--- Start of Material for the task ---

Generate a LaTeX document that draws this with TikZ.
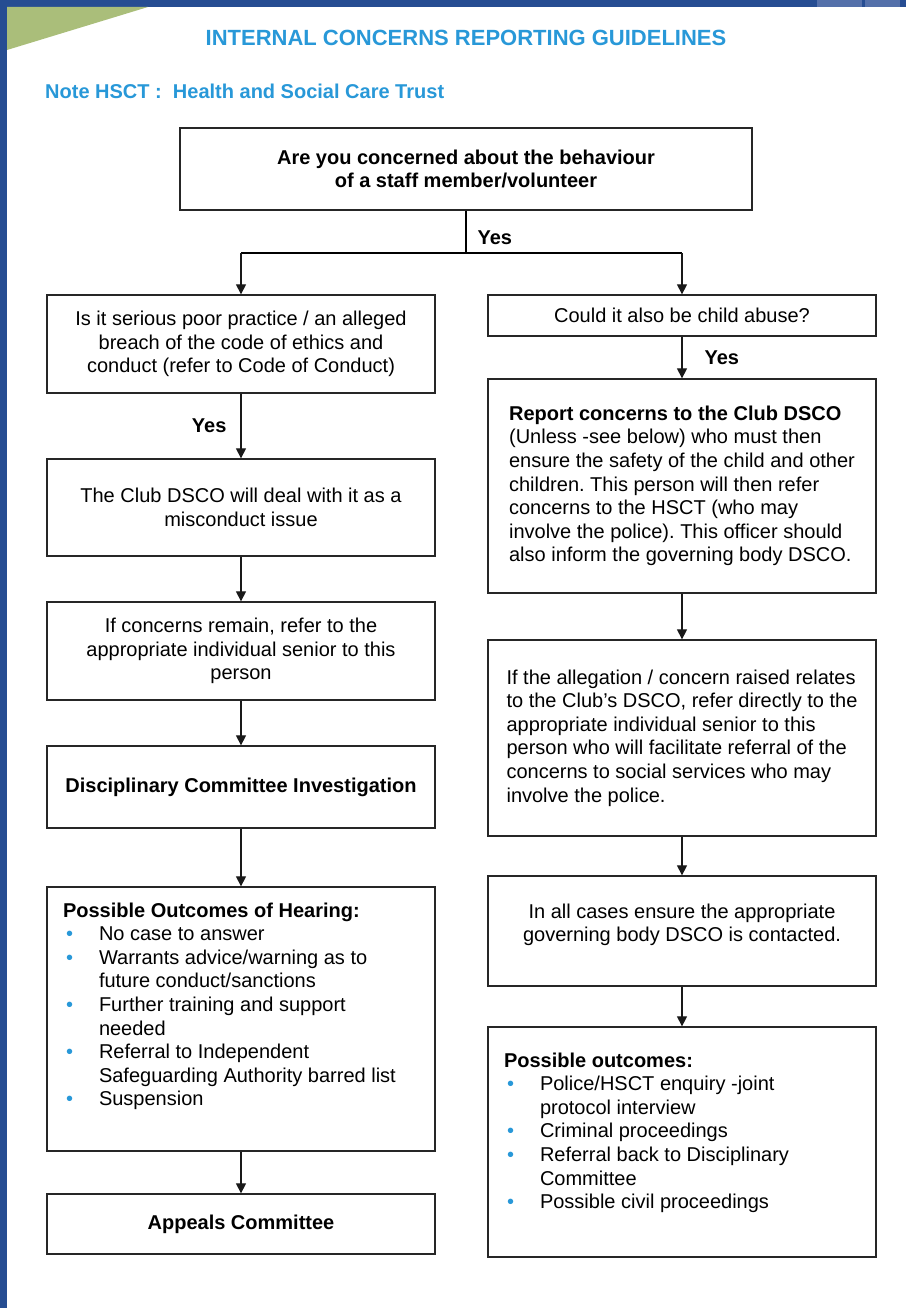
\documentclass[tikz,border=0pt]{standalone}
\usepackage{fontspec}
\setmainfont{Liberation Sans}
\usetikzlibrary{arrows.meta, positioning}

\definecolor{frameblue}{RGB}{38,77,146}
\definecolor{tabblue}{RGB}{84,112,170}
\definecolor{titleblue}{RGB}{40,152,216}
\definecolor{leafgreen}{RGB}{170,190,122}

\newcommand{\bul}{\makebox[36pt][l]{\hspace{3pt}\textcolor{titleblue}{\textbullet}}}
\newcommand{\ind}{\hspace*{36pt}}
\frenchspacing

\tikzset{
  box/.style={draw=black!85, line width=1.3pt, inner xsep=16pt, inner ysep=4pt,
    font=\fontsize{20}{23.6}\selectfont},
  boldbox/.style={box, font=\fontsize{20}{23.6}\selectfont\bfseries},
  arr/.style={draw=black!90, line width=1.2pt, -{Triangle[width=10pt,length=10pt]}},
  yes/.style={font=\fontsize{20}{24}\selectfont\bfseries, inner sep=0pt}
}

\begin{document}
\begin{tikzpicture}[x=1pt, y=-1pt]
    \useasboundingbox (0,0) rectangle (906,1308);
    % Page frame
    \fill[frameblue] (0,0) rectangle (906,7);
    \fill[frameblue] (0,0) rectangle (7,1308);
    \fill[tabblue] (817,0) rectangle (862,7);
    \fill[tabblue] (865,0) rectangle (900,7);
    \fill[leafgreen] (7,7) -- (148,7) -- (7,50) -- cycle;
    % Headings
    \node[font=\fontsize{22}{26}\selectfont\bfseries, text=titleblue] (title) at (466,38) {INTERNAL CONCERNS REPORTING GUIDELINES};
    \node[font=\fontsize{20}{24}\selectfont\bfseries, text=titleblue, anchor=west, inner sep=0pt] (note) at (45,91) {Note HSCT :\ \ Health and Social Care Trust};
    % Define nodes
    \node[boldbox, minimum width=572pt, minimum height=82pt, align=center] (ask) at (466,169) {Are you concerned about the behaviour\\of a staff member/volunteer};
    \coordinate[below=43pt of ask] (split);
    \coordinate (splitl) at (241,253);
    \coordinate (splitr) at (682,253);
    % left column
    \node[box, minimum width=388pt, minimum height=98pt, align=center] (serious) at (241,344) {Is it serious poor practice / an alleged\\breach of the code of ethics and\\conduct (refer to Code of Conduct)};
    \node[box, minimum width=388pt, minimum height=97pt, align=center] (misconduct) at (241,507.5) {The Club DSCO will deal with it as a\\misconduct issue};
    \node[box, minimum width=388pt, minimum height=98pt, align=center] (senior) at (241,651) {If concerns remain, refer to the\\appropriate individual senior to this\\person};
    \node[boldbox, minimum width=388pt, minimum height=82pt] (investigation) at (241,787) {Disciplinary Committee Investigation};
    \node[box, minimum width=388pt, minimum height=264pt] (hearing) at (241,1019) {\parbox[t][256pt][t]{356pt}{\rule{0pt}{26pt}\textbf{Possible Outcomes of Hearing:}\\
      \bul No case to answer\\
      \bul Warrants advice/warning as to\\
      \ind future conduct/sanctions\\
      \bul Further training and support\\
      \ind needed\\
      \bul Referral to Independent\\
      \ind Safeguarding Authority barred list\\
      \bul Suspension}};
    \node[boldbox, minimum width=388pt, minimum height=60pt] (appeals) at (241,1224) {Appeals Committee};
    % right column
    \node[box, minimum width=388pt, minimum height=41pt] (abuse) at (682,315.5) {Could it also be child abuse?};
    \node[box, minimum width=388pt, minimum height=214pt, align=left] (report) at (682,486) {\textbf{Report concerns to the Club DSCO}\\(Unless -see below) who must then\\ensure the safety of the child and other\\children. This person will then refer\\concerns to the HSCT (who may\\involve the police). This officer should\\also inform the governing body DSCO.};
    \node[box, minimum width=388pt, minimum height=196pt, align=left] (allegation) at (682,738) {If the allegation / concern raised relates\\to the Club’s DSCO, refer directly to the\\appropriate individual senior to this\\person who will facilitate referral of the\\concerns to social services who may\\involve the police.};
    \node[box, minimum width=388pt, minimum height=110pt] (governing) at (682,931) {\parbox[t][102pt][t]{356pt}{\centering\rule{0pt}{38pt}In all cases ensure the appropriate\\governing body DSCO is contacted.}};
    \node[box, minimum width=388pt, minimum height=230pt] (outcomes) at (682,1142) {\parbox[t][222pt][t]{356pt}{\rule{0pt}{36pt}\textbf{Possible outcomes:}\\
      \bul Police/HSCT enquiry -joint\\
      \ind protocol interview\\
      \bul Criminal proceedings\\
      \bul Referral back to Disciplinary\\
      \ind Committee\\
      \bul Possible civil proceedings}};
    % Draw edges
    \draw[line width=1.2pt] (ask) -- node[yes, right=11pt, pos=0.63] {Yes} (split);
    \draw[line width=1.2pt] (splitl) -- (splitr);
    \draw[arr] (splitl) -- (serious);
    \draw[arr] (splitr) -- (abuse);
    \draw[arr] (serious) -- node[yes, left=14pt] {Yes} (misconduct);
    \draw[arr] (misconduct) -- (senior);
    \draw[arr] (senior) -- (investigation);
    \draw[arr] (investigation) -- (hearing);
    \draw[arr] (hearing) -- (appeals);
    \draw[arr] (abuse) -- node[yes, right=22pt] {Yes} (report);
    \draw[arr] (report) -- (allegation);
    \draw[arr] (allegation) -- (governing);
    \draw[arr] (governing) -- (outcomes);
\end{tikzpicture}
\end{document}
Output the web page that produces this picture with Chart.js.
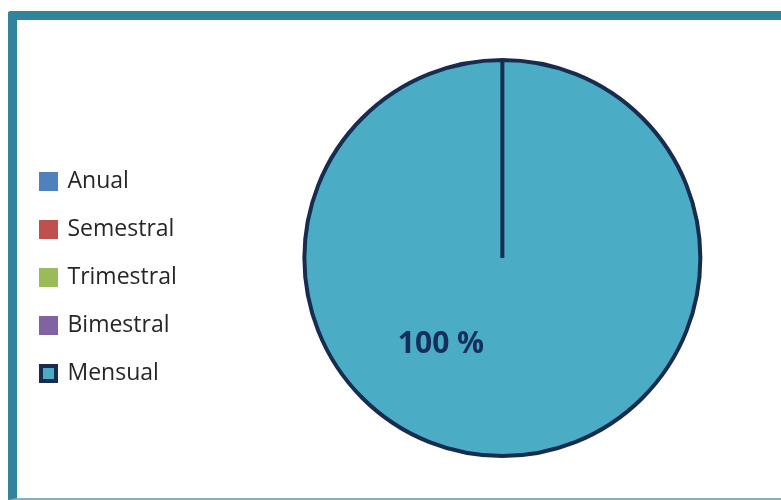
<!DOCTYPE html>
<html>
<head>
<meta charset="utf-8">
<script src="https://cdn.jsdelivr.net/npm/chart.js@4/dist/chart.umd.min.js"></script>
<style>
  html, body { margin: 0; padding: 0; background: #ffffff; }
  #wrap { position: relative; width: 781px; height: 500px; overflow: hidden; background: #ffffff; }
  #frame {
    position: absolute; left: 8px; top: 11px; width: 900px; height: 478px;
    border-left: 9px solid #31849B; border-top: 9px solid #31849B;
    border-bottom: 2px solid #7FB3C2; border-top-left-radius: 3px;
    background: #ffffff;
  }
  #chart { position: absolute; left: 0; top: 0; }
</style>
</head>
<body>
<div id="wrap">
  <div id="frame"></div>
  <canvas id="chart" width="860" height="500"></canvas>
</div>
<script>
// Frequency categories and their share of answers (percent)
const categories = ['Anual', 'Semestral', 'Trimestral', 'Bimestral', 'Mensual'];
const shares = [0, 0, 0, 0, 100];
const fillColors = ['#4F81BD', '#C0504D', '#9BBB59', '#8064A2', '#4BACC6'];
const edgeColors = ['#4F81BD', '#C0504D', '#9BBB59', '#8064A2', '#172C4E'];

// Writes "<value> %" inside every non-empty slice
const sliceLabels = {
  id: 'sliceLabels',
  afterDatasetsDraw(chart) {
    const ctx = chart.ctx;
    const meta = chart.getDatasetMeta(0);
    meta.data.forEach((arc, i) => {
      const v = shares[i];
      if (!v) return;
      const r = arc.outerRadius;
      ctx.save();
      ctx.font = 'bold 30px "Open Sans", sans-serif';
      ctx.fillStyle = '#142F5C';
      ctx.textAlign = 'center';
      ctx.textBaseline = 'middle';
      ctx.fillText(v + ' %', arc.x - 0.31 * r, arc.y + 0.435 * r);
      ctx.restore();
    });
  }
};

new Chart(document.getElementById('chart'), {
  type: 'pie',
  data: {
    labels: categories,
    datasets: [{
      data: shares,
      backgroundColor: fillColors,
      borderColor: edgeColors,
      borderWidth: 4
    }]
  },
  options: {
    responsive: false,
    animation: false,
    layout: { padding: { top: 58, bottom: 42, left: 16, right: 42 } },
    plugins: {
      tooltip: { enabled: false },
      legend: {
        position: 'left',
        title: {
          display: true,
          text: ' ',
          font: { size: 10 },
          padding: { top: 27, bottom: 0 }
        },
        labels: {
          font: { family: '"Open Sans", sans-serif', size: 23 },
          color: '#262626',
          boxWidth: 15,
          boxHeight: 15,
          padding: 25
        }
      }
    }
  },
  plugins: [sliceLabels]
});
</script>
</body>
</html>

--- End of Material for the task ---

— Exercise description —
Of the lines in the material, how many include "that"? Respond with the number alone.

— In response —
2